• Given data:

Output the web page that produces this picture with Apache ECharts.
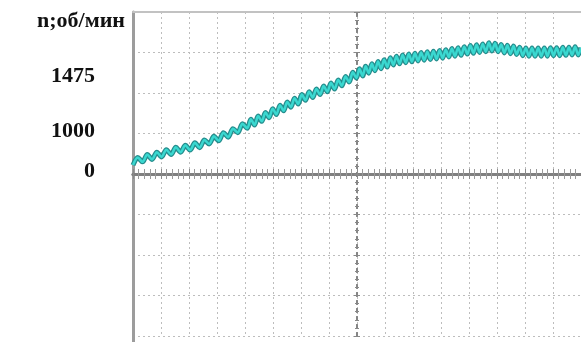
<!DOCTYPE html>
<html><head><meta charset="utf-8">
<script src="https://cdn.jsdelivr.net/npm/echarts@6/dist/echarts.min.js"></script>
<style>html,body{margin:0;padding:0;background:#fff}#c{width:581px;height:342px}</style>
</head><body><div id="c"></div>
<script>
// oscilloscope time, in screen divisions (0 = centre line)
const timeDiv = [-8.00,-7.83,-7.66,-7.49,-7.32,-7.15,-6.98,-6.81,-6.64,-6.47,-6.30,-6.13,-5.96,-5.79,-5.62,-5.45,-5.28,-5.11,-4.94,-4.77,-4.60,-4.43,-4.26,-4.09,-3.92,
-3.79,-3.66,-3.53,-3.40,-3.27,-3.14,-3.01,-2.88,-2.75,-2.62,-2.49,-2.36,-2.23,-2.10,-1.97,-1.84,-1.71,-1.58,-1.45,-1.32,-1.19,-1.06,-0.93,-0.80,-0.67,-0.54,-0.41,-0.28,-0.15,-0.02,
0.09,0.20,0.31,0.42,0.53,0.64,0.75,0.86,0.97,1.08,1.19,1.30,1.41,1.52,1.63,1.74,1.85,1.96,2.07,2.18,2.29,2.40,2.51,2.62,2.73,2.84,2.95,3.06,3.17,3.28,3.39,3.50,3.61,3.72,3.83,3.94,4.05,4.16,4.27,4.38,4.49,4.60,4.71,4.82,4.93,5.04,5.15,5.26,5.37,5.48,5.59,5.70,5.81,5.92,6.03,6.14,6.25,6.36,6.47,6.58,6.69,6.80,6.91,7.02,7.13,7.24,7.35,7.46,7.57,7.68,7.79,7.90,8.00];
// speed trace, in screen divisions above the zero line
const speedDiv = [0.22,0.41,0.30,0.48,0.36,0.54,0.42,0.60,0.48,0.66,0.54,0.71,0.59,0.77,0.65,0.84,0.74,0.93,0.82,1.02,0.91,1.12,1.02,1.24,1.13,
1.35,1.21,1.43,1.30,1.52,1.39,1.61,1.47,1.70,1.56,1.78,1.65,1.87,1.73,1.96,1.82,2.03,1.89,2.10,1.96,2.17,2.03,2.25,2.10,2.32,2.18,2.41,2.27,2.51,2.37,
2.60,2.42,2.66,2.49,2.72,2.55,2.78,2.60,2.82,2.64,2.87,2.69,2.91,2.72,2.94,2.75,2.96,2.77,2.98,2.79,3.00,2.81,3.02,2.83,3.03,2.84,3.05,2.86,3.07,2.89,3.10,2.91,3.12,2.93,3.14,2.96,3.17,2.98,3.19,3.00,3.21,3.02,3.24,3.04,3.23,3.02,3.20,2.99,3.18,2.97,3.16,2.95,3.13,2.92,3.11,2.91,3.11,2.91,3.11,2.91,3.11,2.91,3.12,2.92,3.12,2.92,3.13,2.93,3.13,2.94,3.14,2.94,3.12];
const yTickLabels = ['1475', '1000', '0'];
const yTickPos = [2.395, 1.012, 0];
const yTitle = 'n;об/мин';

const pts = timeDiv.map((t, i) => [t, speedDiv[i]]);
const serif = '"Liberation Serif","Times New Roman",serif';
const chart = echarts.init(document.getElementById('c'), null, {renderer: 'canvas'});
const gridLine = {show: true, lineStyle: {color: '#bdbdbd', width: 1, type: [2, 3]}};
chart.setOption({
  animation: false,
  backgroundColor: '#fff',
  title: {text: yTitle, left: 32, top: 5, textStyle: {fontFamily: serif, fontWeight: 'bold', fontSize: 22, color: '#111'}},
  grid: [
    {left: 133, right: -5, top: 12, bottom: 6},
    {left: 133, right: -5, top: 12, bottom: -5}
  ],
  xAxis: [
    {type: 'value', gridIndex: 0, min: -8, max: 8, interval: 1, position: 'bottom',
     axisLine: {onZero: true, onZeroAxisIndex: 0, lineStyle: {color: '#808080', width: 3}},
     axisTick: {show: true, length: 5, lineStyle: {color: '#8a8a8a'}},
     minorTick: {show: true, splitNumber: 5, length: 5, lineStyle: {color: '#9a9a9a'}},
     axisLabel: {show: false}, splitLine: gridLine},
    {type: 'value', gridIndex: 0, min: -8, max: 8, interval: 1, position: 'top',
     axisLine: {onZero: true, onZeroAxisIndex: 0, lineStyle: {color: '#808080', width: 3}},
     axisTick: {show: true, length: 5, lineStyle: {color: '#8a8a8a'}},
     minorTick: {show: true, splitNumber: 5, length: 5, lineStyle: {color: '#9a9a9a'}},
     axisLabel: {show: false}, splitLine: {show: false}},
    {type: 'value', gridIndex: 1, min: -8, max: 8, position: 'top',
     axisLine: {onZero: false, lineStyle: {color: '#c2c2c2', width: 2}},
     axisTick: {show: false}, axisLabel: {show: false}, splitLine: {show: false}}
  ],
  yAxis: [
    {type: 'value', gridIndex: 0, min: -4, max: 4, interval: 1, position: 'left',
     axisLine: {onZero: true, onZeroAxisIndex: 0, lineStyle: {color: '#858585', width: 2, type: [3, 5]}},
     axisTick: {show: true, length: 3, lineStyle: {color: '#888'}},
     minorTick: {show: true, splitNumber: 5, length: 2, lineStyle: {color: '#888'}},
     axisLabel: {show: false}, splitLine: gridLine},
    {type: 'value', gridIndex: 0, min: -4, max: 4, interval: 1, position: 'right',
     axisLine: {onZero: true, onZeroAxisIndex: 0, lineStyle: {color: '#858585', width: 2, type: [3, 5]}},
     axisTick: {show: true, length: 3, lineStyle: {color: '#888'}},
     minorTick: {show: true, splitNumber: 5, length: 2, lineStyle: {color: '#888'}},
     axisLabel: {show: false}, splitLine: {show: false}},
    {type: 'value', gridIndex: 1, min: -4.27, max: 4, position: 'left',
     axisLine: {onZero: false, lineStyle: {color: '#9c9c9c', width: 3}},
     axisTick: {show: false}, splitLine: {show: false},
     axisLabel: {show: true, customValues: yTickPos, margin: 38, align: 'right',
       fontFamily: serif, fontWeight: 'bold', fontSize: 22, color: '#111',
       formatter: v => { const i = yTickPos.indexOf(v); return i >= 0 ? yTickLabels[i] : ''; }}}
  ],
  series: [
    {type: 'line', xAxisIndex: 0, yAxisIndex: 0, data: pts, showSymbol: false, smooth: 0.3,
     lineStyle: {color: '#258d8d', width: 5}, z: 3},
    {type: 'line', xAxisIndex: 0, yAxisIndex: 0, data: pts, showSymbol: false, smooth: 0.3,
     lineStyle: {color: '#3ad8d0', width: 2.5}, z: 4}
  ]
});
</script>
</body></html>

• Your instructions: Omit any images, then output the listing exactly.

• Correct output:
Output the web page that produces this picture with Apache ECharts.
<!DOCTYPE html>
<html><head><meta charset="utf-8">
<script src="https://cdn.jsdelivr.net/npm/echarts@6/dist/echarts.min.js"></script>
<style>html,body{margin:0;padding:0;background:#fff}#c{width:581px;height:342px}</style>
</head><body><div id="c"></div>
<script>
// oscilloscope time, in screen divisions (0 = centre line)
const timeDiv = [-8.00,-7.83,-7.66,-7.49,-7.32,-7.15,-6.98,-6.81,-6.64,-6.47,-6.30,-6.13,-5.96,-5.79,-5.62,-5.45,-5.28,-5.11,-4.94,-4.77,-4.60,-4.43,-4.26,-4.09,-3.92,
-3.79,-3.66,-3.53,-3.40,-3.27,-3.14,-3.01,-2.88,-2.75,-2.62,-2.49,-2.36,-2.23,-2.10,-1.97,-1.84,-1.71,-1.58,-1.45,-1.32,-1.19,-1.06,-0.93,-0.80,-0.67,-0.54,-0.41,-0.28,-0.15,-0.02,
0.09,0.20,0.31,0.42,0.53,0.64,0.75,0.86,0.97,1.08,1.19,1.30,1.41,1.52,1.63,1.74,1.85,1.96,2.07,2.18,2.29,2.40,2.51,2.62,2.73,2.84,2.95,3.06,3.17,3.28,3.39,3.50,3.61,3.72,3.83,3.94,4.05,4.16,4.27,4.38,4.49,4.60,4.71,4.82,4.93,5.04,5.15,5.26,5.37,5.48,5.59,5.70,5.81,5.92,6.03,6.14,6.25,6.36,6.47,6.58,6.69,6.80,6.91,7.02,7.13,7.24,7.35,7.46,7.57,7.68,7.79,7.90,8.00];
// speed trace, in screen divisions above the zero line
const speedDiv = [0.22,0.41,0.30,0.48,0.36,0.54,0.42,0.60,0.48,0.66,0.54,0.71,0.59,0.77,0.65,0.84,0.74,0.93,0.82,1.02,0.91,1.12,1.02,1.24,1.13,
1.35,1.21,1.43,1.30,1.52,1.39,1.61,1.47,1.70,1.56,1.78,1.65,1.87,1.73,1.96,1.82,2.03,1.89,2.10,1.96,2.17,2.03,2.25,2.10,2.32,2.18,2.41,2.27,2.51,2.37,
2.60,2.42,2.66,2.49,2.72,2.55,2.78,2.60,2.82,2.64,2.87,2.69,2.91,2.72,2.94,2.75,2.96,2.77,2.98,2.79,3.00,2.81,3.02,2.83,3.03,2.84,3.05,2.86,3.07,2.89,3.10,2.91,3.12,2.93,3.14,2.96,3.17,2.98,3.19,3.00,3.21,3.02,3.24,3.04,3.23,3.02,3.20,2.99,3.18,2.97,3.16,2.95,3.13,2.92,3.11,2.91,3.11,2.91,3.11,2.91,3.11,2.91,3.12,2.92,3.12,2.92,3.13,2.93,3.13,2.94,3.14,2.94,3.12];
const yTickLabels = ['1475', '1000', '0'];
const yTickPos = [2.395, 1.012, 0];
const yTitle = 'n;об/мин';

const pts = timeDiv.map((t, i) => [t, speedDiv[i]]);
const serif = '"Liberation Serif","Times New Roman",serif';
const chart = echarts.init(document.getElementById('c'), null, {renderer: 'canvas'});
const gridLine = {show: true, lineStyle: {color: '#bdbdbd', width: 1, type: [2, 3]}};
chart.setOption({
  animation: false,
  backgroundColor: '#fff',
  title: {text: yTitle, left: 32, top: 5, textStyle: {fontFamily: serif, fontWeight: 'bold', fontSize: 22, color: '#111'}},
  grid: [
    {left: 133, right: -5, top: 12, bottom: 6},
    {left: 133, right: -5, top: 12, bottom: -5}
  ],
  xAxis: [
    {type: 'value', gridIndex: 0, min: -8, max: 8, interval: 1, position: 'bottom',
     axisLine: {onZero: true, onZeroAxisIndex: 0, lineStyle: {color: '#808080', width: 3}},
     axisTick: {show: true, length: 5, lineStyle: {color: '#8a8a8a'}},
     minorTick: {show: true, splitNumber: 5, length: 5, lineStyle: {color: '#9a9a9a'}},
     axisLabel: {show: false}, splitLine: gridLine},
    {type: 'value', gridIndex: 0, min: -8, max: 8, interval: 1, position: 'top',
     axisLine: {onZero: true, onZeroAxisIndex: 0, lineStyle: {color: '#808080', width: 3}},
     axisTick: {show: true, length: 5, lineStyle: {color: '#8a8a8a'}},
     minorTick: {show: true, splitNumber: 5, length: 5, lineStyle: {color: '#9a9a9a'}},
     axisLabel: {show: false}, splitLine: {show: false}},
    {type: 'value', gridIndex: 1, min: -8, max: 8, position: 'top',
     axisLine: {onZero: false, lineStyle: {color: '#c2c2c2', width: 2}},
     axisTick: {show: false}, axisLabel: {show: false}, splitLine: {show: false}}
  ],
  yAxis: [
    {type: 'value', gridIndex: 0, min: -4, max: 4, interval: 1, position: 'left',
     axisLine: {onZero: true, onZeroAxisIndex: 0, lineStyle: {color: '#858585', width: 2, type: [3, 5]}},
     axisTick: {show: true, length: 3, lineStyle: {color: '#888'}},
     minorTick: {show: true, splitNumber: 5, length: 2, lineStyle: {color: '#888'}},
     axisLabel: {show: false}, splitLine: gridLine},
    {type: 'value', gridIndex: 0, min: -4, max: 4, interval: 1, position: 'right',
     axisLine: {onZero: true, onZeroAxisIndex: 0, lineStyle: {color: '#858585', width: 2, type: [3, 5]}},
     axisTick: {show: true, length: 3, lineStyle: {color: '#888'}},
     minorTick: {show: true, splitNumber: 5, length: 2, lineStyle: {color: '#888'}},
     axisLabel: {show: false}, splitLine: {show: false}},
    {type: 'value', gridIndex: 1, min: -4.27, max: 4, position: 'left',
     axisLine: {onZero: false, lineStyle: {color: '#9c9c9c', width: 3}},
     axisTick: {show: false}, splitLine: {show: false},
     axisLabel: {show: true, customValues: yTickPos, margin: 38, align: 'right',
       fontFamily: serif, fontWeight: 'bold', fontSize: 22, color: '#111',
       formatter: v => { const i = yTickPos.indexOf(v); return i >= 0 ? yTickLabels[i] : ''; }}}
  ],
  series: [
    {type: 'line', xAxisIndex: 0, yAxisIndex: 0, data: pts, showSymbol: false, smooth: 0.3,
     lineStyle: {color: '#258d8d', width: 5}, z: 3},
    {type: 'line', xAxisIndex: 0, yAxisIndex: 0, data: pts, showSymbol: false, smooth: 0.3,
     lineStyle: {color: '#3ad8d0', width: 2.5}, z: 4}
  ]
});
</script>
</body></html>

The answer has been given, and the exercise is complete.